» **Do this**
Return the complete listing that follows, with each line reproduced exactly.

» **Dataset section**

%%

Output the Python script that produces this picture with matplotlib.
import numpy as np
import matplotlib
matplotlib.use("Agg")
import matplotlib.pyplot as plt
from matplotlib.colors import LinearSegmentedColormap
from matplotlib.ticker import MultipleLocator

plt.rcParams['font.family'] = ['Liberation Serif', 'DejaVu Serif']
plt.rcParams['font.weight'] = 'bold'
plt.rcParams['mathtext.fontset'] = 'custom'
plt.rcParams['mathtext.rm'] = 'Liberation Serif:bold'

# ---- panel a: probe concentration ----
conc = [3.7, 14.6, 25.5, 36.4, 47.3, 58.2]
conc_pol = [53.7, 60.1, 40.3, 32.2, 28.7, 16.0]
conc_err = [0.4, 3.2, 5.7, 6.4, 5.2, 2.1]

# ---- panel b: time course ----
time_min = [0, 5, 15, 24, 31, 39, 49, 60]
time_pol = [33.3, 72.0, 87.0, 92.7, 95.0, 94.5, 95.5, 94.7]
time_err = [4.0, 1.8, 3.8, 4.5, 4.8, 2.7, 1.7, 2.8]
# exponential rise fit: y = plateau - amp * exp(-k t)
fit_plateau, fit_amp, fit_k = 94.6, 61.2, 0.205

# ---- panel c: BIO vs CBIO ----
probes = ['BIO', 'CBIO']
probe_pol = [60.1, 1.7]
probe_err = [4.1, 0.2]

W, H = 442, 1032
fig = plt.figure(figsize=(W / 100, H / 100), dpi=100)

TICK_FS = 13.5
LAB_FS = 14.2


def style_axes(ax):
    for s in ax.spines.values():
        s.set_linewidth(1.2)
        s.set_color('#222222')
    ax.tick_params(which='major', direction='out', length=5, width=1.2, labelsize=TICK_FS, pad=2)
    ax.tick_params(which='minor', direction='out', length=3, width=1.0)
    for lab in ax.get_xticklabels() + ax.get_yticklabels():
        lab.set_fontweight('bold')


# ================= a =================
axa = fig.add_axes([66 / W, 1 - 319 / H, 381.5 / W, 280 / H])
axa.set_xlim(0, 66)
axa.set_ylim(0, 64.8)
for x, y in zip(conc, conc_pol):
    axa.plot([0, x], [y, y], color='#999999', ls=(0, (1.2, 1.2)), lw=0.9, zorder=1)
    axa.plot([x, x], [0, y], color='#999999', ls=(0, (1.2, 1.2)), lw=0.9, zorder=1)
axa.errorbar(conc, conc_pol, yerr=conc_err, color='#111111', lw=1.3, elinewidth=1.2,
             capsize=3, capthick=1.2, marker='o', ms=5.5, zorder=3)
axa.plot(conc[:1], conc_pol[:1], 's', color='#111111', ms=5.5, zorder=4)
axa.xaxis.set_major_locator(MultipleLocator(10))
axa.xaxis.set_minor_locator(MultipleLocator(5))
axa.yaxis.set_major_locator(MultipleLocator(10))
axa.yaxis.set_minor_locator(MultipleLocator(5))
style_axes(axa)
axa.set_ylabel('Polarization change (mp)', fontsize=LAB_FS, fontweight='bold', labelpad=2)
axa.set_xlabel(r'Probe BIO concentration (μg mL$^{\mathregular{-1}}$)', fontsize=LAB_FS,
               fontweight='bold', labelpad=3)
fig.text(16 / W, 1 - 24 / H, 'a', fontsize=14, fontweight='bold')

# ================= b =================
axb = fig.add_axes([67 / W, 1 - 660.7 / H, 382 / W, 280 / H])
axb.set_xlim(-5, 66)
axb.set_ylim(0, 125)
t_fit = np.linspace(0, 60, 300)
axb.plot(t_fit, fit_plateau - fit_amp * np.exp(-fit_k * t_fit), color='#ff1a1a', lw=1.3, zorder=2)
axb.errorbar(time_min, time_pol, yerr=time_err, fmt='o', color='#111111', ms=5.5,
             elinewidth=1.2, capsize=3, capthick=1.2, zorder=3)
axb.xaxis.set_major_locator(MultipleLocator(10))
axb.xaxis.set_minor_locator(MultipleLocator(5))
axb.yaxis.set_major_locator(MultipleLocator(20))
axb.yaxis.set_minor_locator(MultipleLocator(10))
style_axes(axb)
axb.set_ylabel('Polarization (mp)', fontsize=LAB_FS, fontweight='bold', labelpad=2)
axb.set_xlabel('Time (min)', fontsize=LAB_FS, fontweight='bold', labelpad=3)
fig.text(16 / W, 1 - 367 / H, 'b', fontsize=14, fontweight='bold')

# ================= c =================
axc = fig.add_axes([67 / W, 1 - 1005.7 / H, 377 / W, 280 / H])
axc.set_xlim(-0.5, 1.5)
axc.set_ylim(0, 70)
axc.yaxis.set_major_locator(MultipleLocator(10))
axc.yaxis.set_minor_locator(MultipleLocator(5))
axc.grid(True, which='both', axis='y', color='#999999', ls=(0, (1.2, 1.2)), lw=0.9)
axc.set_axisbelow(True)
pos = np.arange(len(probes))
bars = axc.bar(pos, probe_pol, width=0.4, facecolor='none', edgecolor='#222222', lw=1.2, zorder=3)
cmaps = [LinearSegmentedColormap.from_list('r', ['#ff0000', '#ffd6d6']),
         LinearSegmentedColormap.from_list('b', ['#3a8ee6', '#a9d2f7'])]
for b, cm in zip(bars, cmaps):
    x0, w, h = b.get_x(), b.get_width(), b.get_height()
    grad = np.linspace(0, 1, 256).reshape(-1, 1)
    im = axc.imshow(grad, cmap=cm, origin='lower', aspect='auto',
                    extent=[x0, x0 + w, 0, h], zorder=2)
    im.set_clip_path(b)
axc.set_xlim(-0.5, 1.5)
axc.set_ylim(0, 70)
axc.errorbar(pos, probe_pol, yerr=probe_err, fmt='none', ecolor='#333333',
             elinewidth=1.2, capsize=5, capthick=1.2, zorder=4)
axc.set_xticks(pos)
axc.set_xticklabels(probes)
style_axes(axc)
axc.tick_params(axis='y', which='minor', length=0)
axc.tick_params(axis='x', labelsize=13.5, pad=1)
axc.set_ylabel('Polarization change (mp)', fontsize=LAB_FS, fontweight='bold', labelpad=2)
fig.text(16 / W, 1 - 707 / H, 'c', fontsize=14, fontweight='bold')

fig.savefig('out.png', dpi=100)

%%

» **Finished task**
Output the Python script that produces this picture with matplotlib.
import numpy as np
import matplotlib
matplotlib.use("Agg")
import matplotlib.pyplot as plt
from matplotlib.colors import LinearSegmentedColormap
from matplotlib.ticker import MultipleLocator

plt.rcParams['font.family'] = ['Liberation Serif', 'DejaVu Serif']
plt.rcParams['font.weight'] = 'bold'
plt.rcParams['mathtext.fontset'] = 'custom'
plt.rcParams['mathtext.rm'] = 'Liberation Serif:bold'

# ---- panel a: probe concentration ----
conc = [3.7, 14.6, 25.5, 36.4, 47.3, 58.2]
conc_pol = [53.7, 60.1, 40.3, 32.2, 28.7, 16.0]
conc_err = [0.4, 3.2, 5.7, 6.4, 5.2, 2.1]

# ---- panel b: time course ----
time_min = [0, 5, 15, 24, 31, 39, 49, 60]
time_pol = [33.3, 72.0, 87.0, 92.7, 95.0, 94.5, 95.5, 94.7]
time_err = [4.0, 1.8, 3.8, 4.5, 4.8, 2.7, 1.7, 2.8]
# exponential rise fit: y = plateau - amp * exp(-k t)
fit_plateau, fit_amp, fit_k = 94.6, 61.2, 0.205

# ---- panel c: BIO vs CBIO ----
probes = ['BIO', 'CBIO']
probe_pol = [60.1, 1.7]
probe_err = [4.1, 0.2]

W, H = 442, 1032
fig = plt.figure(figsize=(W / 100, H / 100), dpi=100)

TICK_FS = 13.5
LAB_FS = 14.2


def style_axes(ax):
    for s in ax.spines.values():
        s.set_linewidth(1.2)
        s.set_color('#222222')
    ax.tick_params(which='major', direction='out', length=5, width=1.2, labelsize=TICK_FS, pad=2)
    ax.tick_params(which='minor', direction='out', length=3, width=1.0)
    for lab in ax.get_xticklabels() + ax.get_yticklabels():
        lab.set_fontweight('bold')


# ================= a =================
axa = fig.add_axes([66 / W, 1 - 319 / H, 381.5 / W, 280 / H])
axa.set_xlim(0, 66)
axa.set_ylim(0, 64.8)
for x, y in zip(conc, conc_pol):
    axa.plot([0, x], [y, y], color='#999999', ls=(0, (1.2, 1.2)), lw=0.9, zorder=1)
    axa.plot([x, x], [0, y], color='#999999', ls=(0, (1.2, 1.2)), lw=0.9, zorder=1)
axa.errorbar(conc, conc_pol, yerr=conc_err, color='#111111', lw=1.3, elinewidth=1.2,
             capsize=3, capthick=1.2, marker='o', ms=5.5, zorder=3)
axa.plot(conc[:1], conc_pol[:1], 's', color='#111111', ms=5.5, zorder=4)
axa.xaxis.set_major_locator(MultipleLocator(10))
axa.xaxis.set_minor_locator(MultipleLocator(5))
axa.yaxis.set_major_locator(MultipleLocator(10))
axa.yaxis.set_minor_locator(MultipleLocator(5))
style_axes(axa)
axa.set_ylabel('Polarization change (mp)', fontsize=LAB_FS, fontweight='bold', labelpad=2)
axa.set_xlabel(r'Probe BIO concentration (μg mL$^{\mathregular{-1}}$)', fontsize=LAB_FS,
               fontweight='bold', labelpad=3)
fig.text(16 / W, 1 - 24 / H, 'a', fontsize=14, fontweight='bold')

# ================= b =================
axb = fig.add_axes([67 / W, 1 - 660.7 / H, 382 / W, 280 / H])
axb.set_xlim(-5, 66)
axb.set_ylim(0, 125)
t_fit = np.linspace(0, 60, 300)
axb.plot(t_fit, fit_plateau - fit_amp * np.exp(-fit_k * t_fit), color='#ff1a1a', lw=1.3, zorder=2)
axb.errorbar(time_min, time_pol, yerr=time_err, fmt='o', color='#111111', ms=5.5,
             elinewidth=1.2, capsize=3, capthick=1.2, zorder=3)
axb.xaxis.set_major_locator(MultipleLocator(10))
axb.xaxis.set_minor_locator(MultipleLocator(5))
axb.yaxis.set_major_locator(MultipleLocator(20))
axb.yaxis.set_minor_locator(MultipleLocator(10))
style_axes(axb)
axb.set_ylabel('Polarization (mp)', fontsize=LAB_FS, fontweight='bold', labelpad=2)
axb.set_xlabel('Time (min)', fontsize=LAB_FS, fontweight='bold', labelpad=3)
fig.text(16 / W, 1 - 367 / H, 'b', fontsize=14, fontweight='bold')

# ================= c =================
axc = fig.add_axes([67 / W, 1 - 1005.7 / H, 377 / W, 280 / H])
axc.set_xlim(-0.5, 1.5)
axc.set_ylim(0, 70)
axc.yaxis.set_major_locator(MultipleLocator(10))
axc.yaxis.set_minor_locator(MultipleLocator(5))
axc.grid(True, which='both', axis='y', color='#999999', ls=(0, (1.2, 1.2)), lw=0.9)
axc.set_axisbelow(True)
pos = np.arange(len(probes))
bars = axc.bar(pos, probe_pol, width=0.4, facecolor='none', edgecolor='#222222', lw=1.2, zorder=3)
cmaps = [LinearSegmentedColormap.from_list('r', ['#ff0000', '#ffd6d6']),
         LinearSegmentedColormap.from_list('b', ['#3a8ee6', '#a9d2f7'])]
for b, cm in zip(bars, cmaps):
    x0, w, h = b.get_x(), b.get_width(), b.get_height()
    grad = np.linspace(0, 1, 256).reshape(-1, 1)
    im = axc.imshow(grad, cmap=cm, origin='lower', aspect='auto',
                    extent=[x0, x0 + w, 0, h], zorder=2)
    im.set_clip_path(b)
axc.set_xlim(-0.5, 1.5)
axc.set_ylim(0, 70)
axc.errorbar(pos, probe_pol, yerr=probe_err, fmt='none', ecolor='#333333',
             elinewidth=1.2, capsize=5, capthick=1.2, zorder=4)
axc.set_xticks(pos)
axc.set_xticklabels(probes)
style_axes(axc)
axc.tick_params(axis='y', which='minor', length=0)
axc.tick_params(axis='x', labelsize=13.5, pad=1)
axc.set_ylabel('Polarization change (mp)', fontsize=LAB_FS, fontweight='bold', labelpad=2)
fig.text(16 / W, 1 - 707 / H, 'c', fontsize=14, fontweight='bold')

fig.savefig('out.png', dpi=100)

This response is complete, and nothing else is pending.